In total, the Cheriton Endowment for Excellence in Computer Science supports six Cheriton Faculty Fellowships, with two Fellowships awarded for three-year terms selected each year. The two Cheriton Faculty Fellowships awarded in 2018 were to Professor Edward Lank and University Professor M. Tamer Özsu. Professors Urs Hengartner and Bernard Wong hold fellowships that were awarded in 2017.
Lap Chi Lau
Lap Chi Lau is an Associate Professor in the Cheriton School of Computer Science and a member of the Algorithms and Complexity group. Before joining University of Waterloo, he was a faculty member at The Chinese University of Hong Kong for seven years. He has a PhD and MSc in Computer Science from University of Toronto, and a BSc in Computer Science from The Chinese University of Hong Kong.
Lap Chi’s research interests are in design and analysis of algorithms, including algorithmic graph theory, approximation algorithms and combinatorial optimization. He is interested in studying different approaches to solve graph problems and seeing new connections between them. He has designed good approximation algorithms and fast exact algorithms for graph problems, using ideas from linear algebra, probability and optimization. Recently, he is interested in using ideas from spectral graph theory and convex optimization to design and analyze algorithms for combinatorial problems.
Daniel Vogel is an Associate Professor in the Cheriton School of Computer Science. He has published more than 60 papers in the area of Human Computer Interaction, focusing on fundamental characteristics of human input and novel forms of interaction for current and future computing form factors like touch, tangibles, large displays, mid-air gestures, and whole-body input.
In addition to earning PhD and MSc degrees from the University of Toronto, Daniel holds a BFA from the Emily Carr University of Art + Design, and he leverages his combined art and science background in his research. For example, he was awarded a major grant to build a $1.8 million lab to explore the intersection of HCI and Fine Art in spatial augmented reality.

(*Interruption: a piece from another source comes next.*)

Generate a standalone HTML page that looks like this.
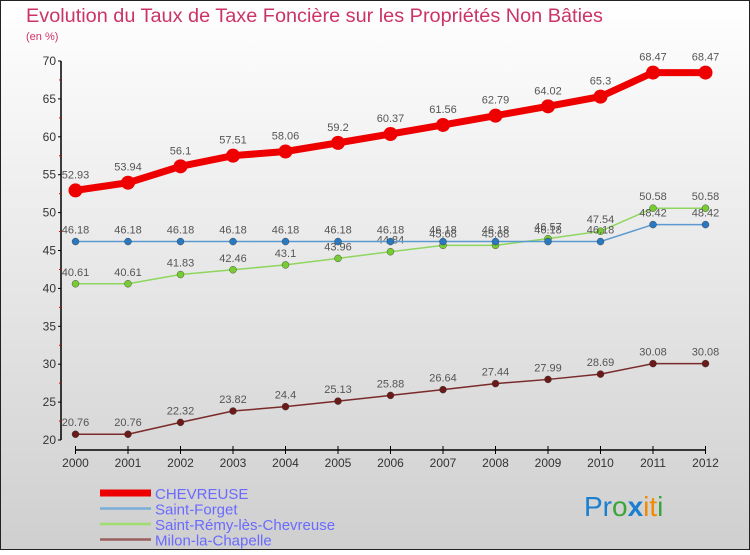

Daniel’s 2004 paper on interactive ambient displays is one of the ten most cited papers in the history of the ACM UIST conference, and he has received multiple honours including multiple best paper awards at ACM CHI; the Bill Buxton Dissertation Award (2010); a Banting Postdoctoral Fellowship (2011–13), an Ontario Early Researcher Award (2017); the Faculty of Mathematics Golden Jubilee Research Excellence Award (2018), and the CS-Can/Info-Can Outstanding Young Computer Science Researcher Award (2018).